Rabbi Dov Landau, one of the chief rabbis of the Haredim, attacked War Minister Yoav Gallant’s decision to call up 3,000 Haredi Jews for military service, saying “a state that recruits yeshivas has no right to exist.”
“The army is at war with us, and wants to usurp the Torah students’ rights, which is complete suicide,” he said, adding “in the absence of the regime, and amid the army’s war against us, what is the point of standing for what?

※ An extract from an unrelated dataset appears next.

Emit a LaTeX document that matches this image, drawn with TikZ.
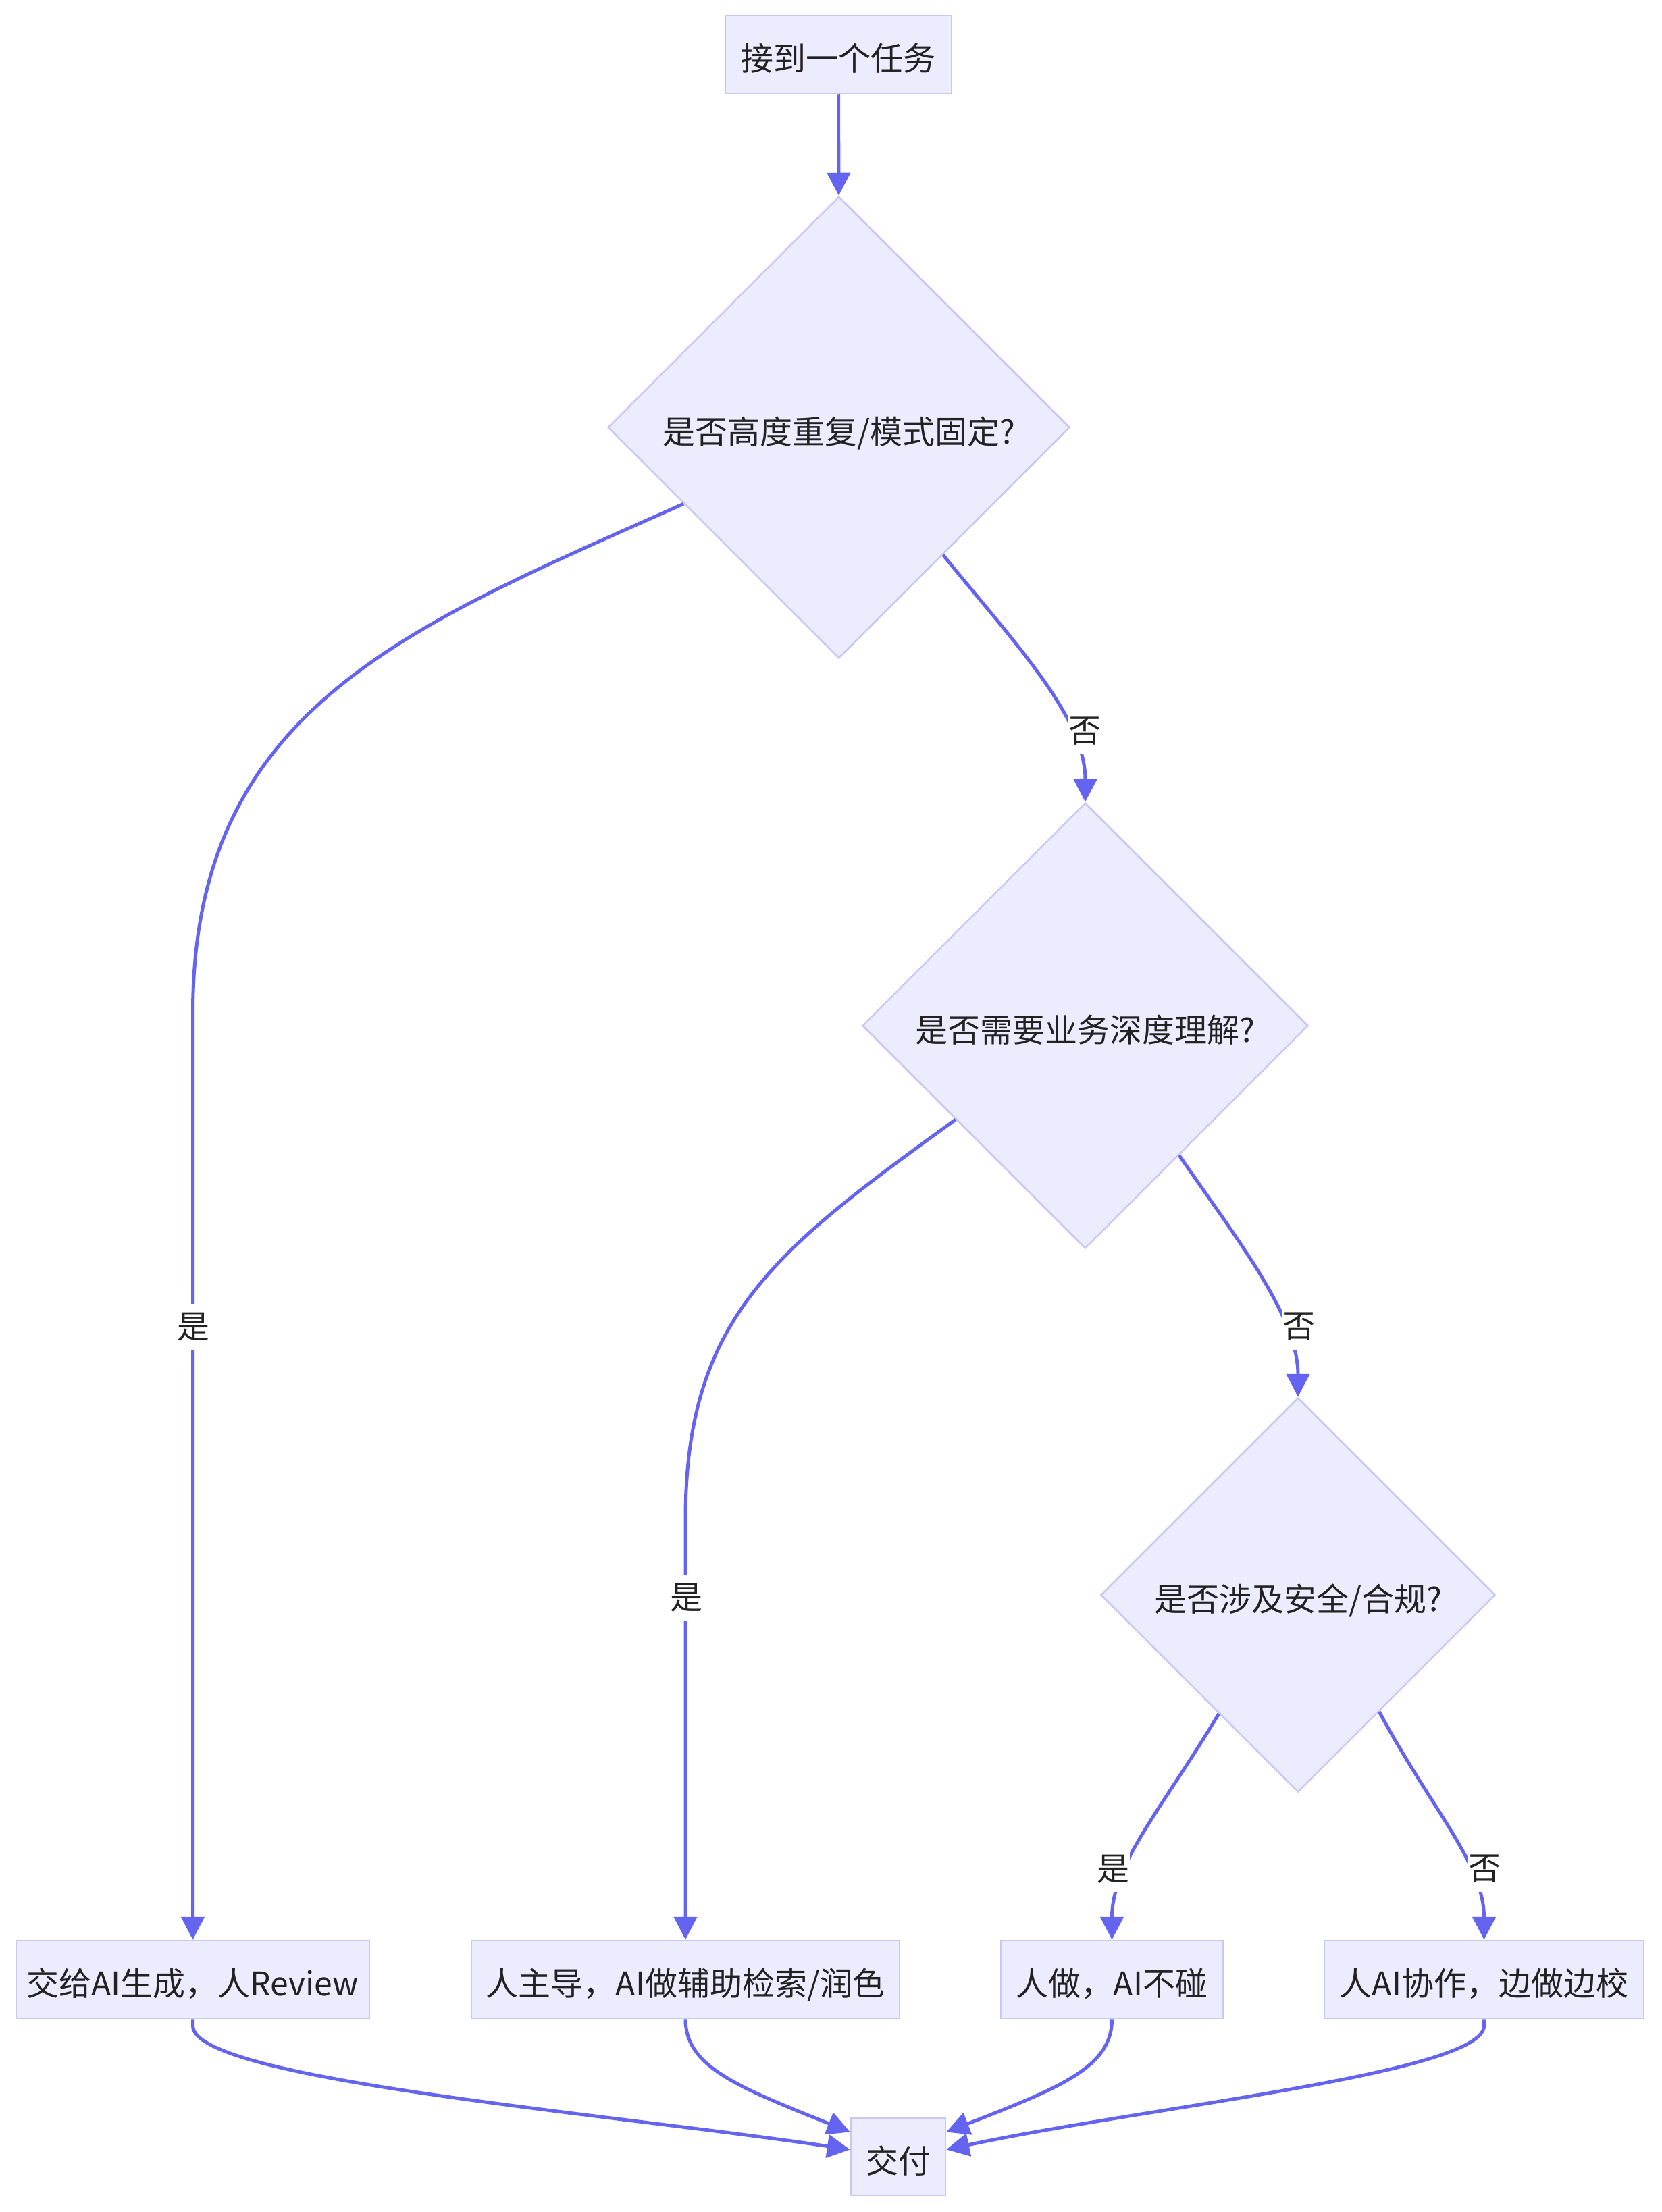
\documentclass[tikz,border=0pt]{standalone}
\usepackage{fontspec}
\newfontfamily\cjk{Noto Sans CJK SC}
\usetikzlibrary{shapes.geometric,arrows.meta,calc}
\definecolor{nodefill}{HTML}{ECECFF}
\definecolor{nodeline}{HTML}{C8C8F4}
\definecolor{edgecol}{HTML}{6464F0}
\definecolor{txt}{HTML}{222222}
\begin{document}
\begin{tikzpicture}[x=1pt,y=-1pt,
 base/.style={font=\cjk\fontsize{48pt}{58pt}\selectfont, text=txt},
 box/.style={base, draw=nodeline, fill=nodefill, line width=2.5pt, inner sep=0pt, minimum height=115pt, text height=48pt, text depth=0pt},
 dec/.style={base, diamond, draw=nodeline, fill=nodefill, line width=2.5pt, inner sep=0pt, aspect=1, text height=48pt, text depth=0pt},
 edge/.style={draw=edgecol, line width=5pt, -{Triangle[length=34pt,width=34pt]}},
 lbl/.style={base, fill=white, inner sep=0pt, minimum width=50pt, minimum height=68pt}]
\fill[white] (0,0) rectangle (2460,3276);
\useasboundingbox (0,0) rectangle (2460,3276);
% nodes
\node[box, minimum width=335pt] (start) at (1241.5,80.5) {接到一个任务};
\node[dec, minimum width=684pt, minimum height=684pt] (d1) at (1242,633) {是否高度重复/模式固定?};
\node[dec, minimum width=660pt, minimum height=660pt] (d2) at (1607,1519) {是否需要业务深度理解?};
\node[dec, minimum width=584pt, minimum height=584pt] (d3) at (1922,2362) {是否涉及安全/合规?};
\node[box, minimum width=523pt] (b1) at (285.5,2931.5) {交给AI生成，人Review};
\node[box, minimum width=634pt] (b2) at (1015,2931.5) {人主导，AI做辅助检索/润色};
\node[box, minimum width=329pt] (b3) at (1646.5,2931.5) {人做，AI不碰};
\node[box, minimum width=473pt] (b4) at (2197.5,2931.5) {人AI协作，边做边校};
\node[box, minimum width=140pt] (del) at (1330,3194.5) {交付};
% edges
\draw[edge] (start.south) -- (d1.north);
\draw[edge] ($(d1.west)!0.33!(d1.south)$) .. controls (600,930) and (285.5,1050) .. (285.5,1500) -- (b1.north);
\draw[edge] ($(d1.south)!0.45!(d1.east)$) .. controls (1500,950) and (1607,1060) .. (d2.north);
\draw[edge] ($(d2.west)!0.42!(d2.south)$) .. controls (1150,1850) and (1015,1950) .. (1015,2250) -- (b2.north);
\draw[edge] ($(d2.south)!0.42!(d2.east)$) .. controls (1835,1840) and (1922,1950) .. (d3.north);
\draw[edge] ($(d3.west)!0.6!(d3.south)$) .. controls (1720,2680) and (1646.5,2760) .. (b3.north);
\draw[edge] ($(d3.south)!0.41!(d3.east)$) .. controls (2120,2680) and (2197.5,2760) .. (b4.north);
\draw[edge] (b1.south) -- ++(0,10) .. controls (285.5,3080) and (900,3130) .. ($(del.west)+(0,-11)$);
\draw[edge] (b2.south) .. controls (1015,3060) and (1090,3090) .. ($(del.west)+(0,-37)$);
\draw[edge] (b3.south) .. controls (1646.5,3060) and (1575,3090) .. ($(del.east)+(0,-37)$);
\draw[edge] (b4.south) -- ++(0,10) .. controls (2197.5,3070) and (1700,3120) .. ($(del.east)+(0,-11)$);
% labels
\node[lbl] (l1) at (286,1965) {是};
\node[lbl] (l2) at (1606,1083) {否};
\node[lbl] (l3) at (1016,2366) {是};
\node[lbl] (l4) at (1923,1965) {否};
\node[lbl] (l5) at (1648,2768) {是};
\node[lbl] (l6) at (2198,2768) {否};
\end{tikzpicture}
\end{document}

The government is completely and absolutely against us.”
Upon discourse regarding the mandatory conscription of the ultra-orthodox community, the chief rabbis convened and urged the Haredim to divert from drafting orders and abstain from going to recruitment offices.
Landau requested that Rabbi Haim Aharon Kaufman, the chief of the Haredim community, relay his opinion to his Sephardic and Hasidic counterparts and form a unified stance against military conscription.
The head of the Slabdoka Yeshiva, Rabbi Moshe Hillel Hirsch, ordered students to influence the ultra-orthodox youth who do not study in schools of religion against any military conscription commands.
In response to Landau’s statements, leaders of the Sephardic Jewish religious schools in the West, some of whom are members of the Council of Torah Sages (Shas), convened and issued a Torah edict “prohibiting entry into the army.”
The signed edict further prohibited any presence in drafting offices.
In late June, the Israeli Supreme Court unanimously voted for the conscription of Haredi Jews into the military, and the halt of all subsidies and funds allocated for institutions that do not comply with the ruling, affirming that “the state has no authority to exempt them.”
The court ruled the regime was carrying out “invalid selective enforcement, which represents a serious violation of the rule of law, and the principle according to which all individuals are equal before the law … In the midst of a grueling war, the burden of inequality is harsher than ever and demands a solution.”
The war cabinet on Sunday also discussed extending military service in the Israeli army to 3 years, as reported by the Israeli broadcaster Kan.